Use the systematic checklist: 2-card combos → 3-card → 4-card → 5-card. Count on your fingers. Many experienced players still count aloud: “Fifteen-two, fifteen-four, fifteen-six — and a pair makes eight.”
“I forgot to say go”
It happens. Don’t penalize in a teaching game. Just remind: “If playing any card would push the count over 31, say go instead.”
“What’s the difference between the play score and the hand score?”

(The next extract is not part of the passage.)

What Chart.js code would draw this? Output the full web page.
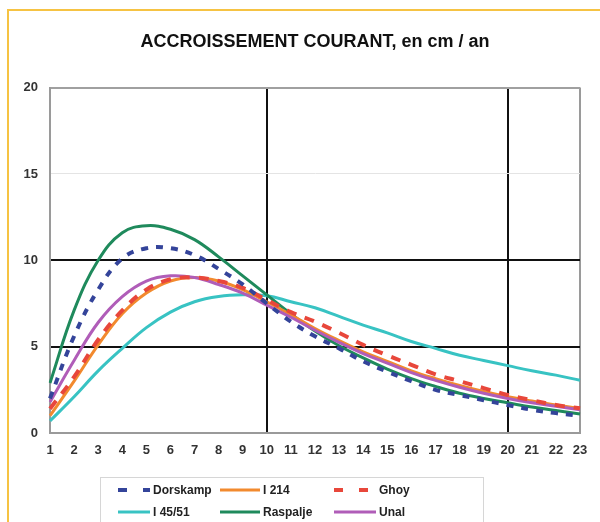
<!DOCTYPE html>
<html>
<head>
<meta charset="utf-8">
<script src="https://cdn.jsdelivr.net/npm/chart.js@4.4.0/dist/chart.umd.min.js"></script>
<style>
html, body { margin: 0; padding: 0; background: #fff; }
#wrap { position: relative; width: 600px; height: 522px; overflow: hidden; }
#frame { position: absolute; left: 7px; top: 9px; width: 600px; height: 600px;
         border-left: 2px solid #f6c343; border-top: 2px solid #f6c343; }
canvas { position: absolute; left: 0; top: 0; }
</style>
</head>
<body>
<div id="wrap">
  <div id="frame"></div>
  <canvas id="chart" width="600" height="522"></canvas>
</div>
<script>
// ---------- Data ----------

const years = ["1","2","3","4","5","6","7","8","9","10","11","12",
               "13","14","15","16","17","18","19","20","21","22","23"];

const dorskamp = [2.0, 5.6, 8.3, 10.1, 10.7, 10.7, 10.3, 9.5, 8.6, 7.5, 6.45, 5.6,
                  4.9, 4.15, 3.55, 3.0, 2.5, 2.2, 1.9, 1.62, 1.35, 1.15, 1.0];
const i214     = [1.0, 3.0, 5.1, 6.9, 8.1, 8.8, 9.0, 8.8, 8.3, 7.6, 6.85, 6.05,
                  5.35, 4.7, 4.15, 3.6, 3.15, 2.75, 2.4, 2.1, 1.85, 1.62, 1.42];
const ghoy     = [1.4, 3.25, 5.4, 7.1, 8.3, 8.9, 9.0, 8.8, 8.4, 7.7, 7.0, 6.45,
                  5.8, 5.1, 4.5, 3.95, 3.4, 3.0, 2.6, 2.2, 1.9, 1.62, 1.43];
const i4551    = [0.7, 2.1, 3.6, 4.9, 6.1, 7.0, 7.6, 7.9, 8.0, 7.95, 7.6, 7.25,
                  6.75, 6.25, 5.8, 5.3, 4.9, 4.5, 4.2, 3.9, 3.6, 3.35, 3.05];
const raspalje = [2.9, 7.1, 10.0, 11.6, 12.0, 11.8, 11.2, 10.2, 9.1, 8.0, 6.9, 5.9,
                  5.05, 4.35, 3.7, 3.15, 2.7, 2.3, 2.0, 1.75, 1.5, 1.3, 1.1];
const unal     = [1.8, 4.2, 6.4, 7.9, 8.8, 9.1, 9.0, 8.6, 8.1, 7.4, 6.7, 5.95,
                  5.25, 4.6, 4.05, 3.5, 3.05, 2.65, 2.3, 2.0, 1.75, 1.55, 1.35];

const yTicks = [0, 5, 10, 15, 20];

// ---------- Legend drawn as a 3-column grid ----------

const gridLegend = {
    id: "gridLegend",
    afterDraw(chart) {
        const ctx = chart.ctx;
        const lineX = [118, 220, 334];
        const textX = [152, 262, 378];
        const rowY = [490, 512];

        ctx.save();
        ctx.strokeStyle = "#d6d6d6";
        ctx.lineWidth = 1;
        ctx.strokeRect(100.5, 477.5, 383, 60);

        chart.data.datasets.forEach((ds, i) => {
            const c = i % 3;
            const y = rowY[Math.floor(i / 3)];
            ctx.strokeStyle = ds.borderColor;
            ctx.lineWidth = ds.borderWidth;
            ctx.setLineDash(ds.borderDash ? [9, 16] : []);
            ctx.beginPath();
            ctx.moveTo(lineX[c], y);
            ctx.lineTo(textX[c] - 2, y);
            ctx.stroke();
            ctx.setLineDash([]);
            ctx.fillStyle = "#222";
            ctx.font = "bold 12px 'Liberation Sans', Arial, sans-serif";
            ctx.textBaseline = "middle";
            ctx.fillText(ds.label, textX[c] + 1, y + 1);
        });
        ctx.restore();
    }
};

// ---------- Chart ----------

const tickFont = { family: "'Liberation Sans', Arial, sans-serif", size: 13, weight: "bold" };

new Chart(document.getElementById("chart"), {
    type: "line",
    data: {
        labels: years,
        datasets: [
            { label: "Dorskamp", data: dorskamp, borderColor: "#34449a", borderWidth: 4, borderDash: [7, 8], order: 1 },
            { label: "I 214", data: i214, borderColor: "#f28a2e", borderWidth: 3, order: 4 },
            { label: "Ghoy", data: ghoy, borderColor: "#e8473b", borderWidth: 4, borderDash: [10, 9], order: 2 },
            { label: "I 45/51", data: i4551, borderColor: "#38c3c3", borderWidth: 3, order: 6 },
            { label: "Raspalje", data: raspalje, borderColor: "#1f8a5c", borderWidth: 3, order: 5 },
            { label: "Unal", data: unal, borderColor: "#b05db8", borderWidth: 3, order: 3 }
        ]
    },
    options: {
        responsive: false,
        animation: false,
        elements: {
            point: { radius: 0 },
            line: { tension: 0.4, fill: false }
        },
        layout: { padding: { left: 8, right: 20, top: 0, bottom: 59 } },
        plugins: {
            legend: { display: false },
            tooltip: { enabled: false },
            title: {
                display: true,
                fullSize: false,
                text: "ACCROISSEMENT COURANT, en cm / an",
                color: "#111",
                font: { family: "'Liberation Sans', Arial, sans-serif", size: 18, weight: "bold" },
                padding: { top: 31, bottom: 35 }
            }
        },
        scales: {
            x: {
                grid: {
                    drawTicks: false,
                    color: c => {
                        const v = years[c.index];
                        if (v === "10" || v === "20") return "#111";
                        if (v === "1" || v === "23") return "#9a9a9a";
                        return "rgba(0,0,0,0)";
                    },
                    lineWidth: 2
                },
                border: { color: "#9a9a9a", width: 2 },
                ticks: { color: "#333", font: tickFont, padding: 10, maxRotation: 0, autoSkip: false },
                afterFit: s => { s.height = 30; }
            },
            y: {
                min: 0,
                max: 20,
                afterBuildTicks: s => { s.ticks = yTicks.map(v => ({ value: v })); },
                grid: {
                    drawTicks: false,
                    color: c => {
                        const v = c.tick.value;
                        if (v === 5 || v === 10) return "#111";
                        if (v === 15) return "#e4e4e4";
                        return "#a0a0a0";
                    },
                    lineWidth: c => (c.tick.value === 15 ? 1 : 2)
                },
                border: { color: "#9a9a9a", width: 2 },
                ticks: { color: "#333", font: tickFont, padding: 12 },
                afterFit: s => { s.width = 42; }
            }
        }
    },
    plugins: [gridLegend]
});
</script>
</body>
</html>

“During the play, you score points right away and peg them immediately. The hand count at the end is separate — you’re looking at your cards all over again. You can score in both; they’re added together.”
“The crib is confusing”
Remind them: “The crib is just a third hand for the dealer. The dealer gets a bonus — that’s why they have to deal. It balances out because the deal alternates every hand.”
After the First Game
Even a beginner who just learned will have specific questions after their first complete game. Expect:
- “How do I know when a run is valid during pegging?” (Answer: the last N cards played must form consecutive ranks)
- “Why didn’t that flush count?” (Answer: crib flushes need all 5 cards to match)
- “What’s the best card to lead?” (Start with Pegging Strategy)
Suggest they play 3–5 more games before reading strategy articles. Experience first, then theory.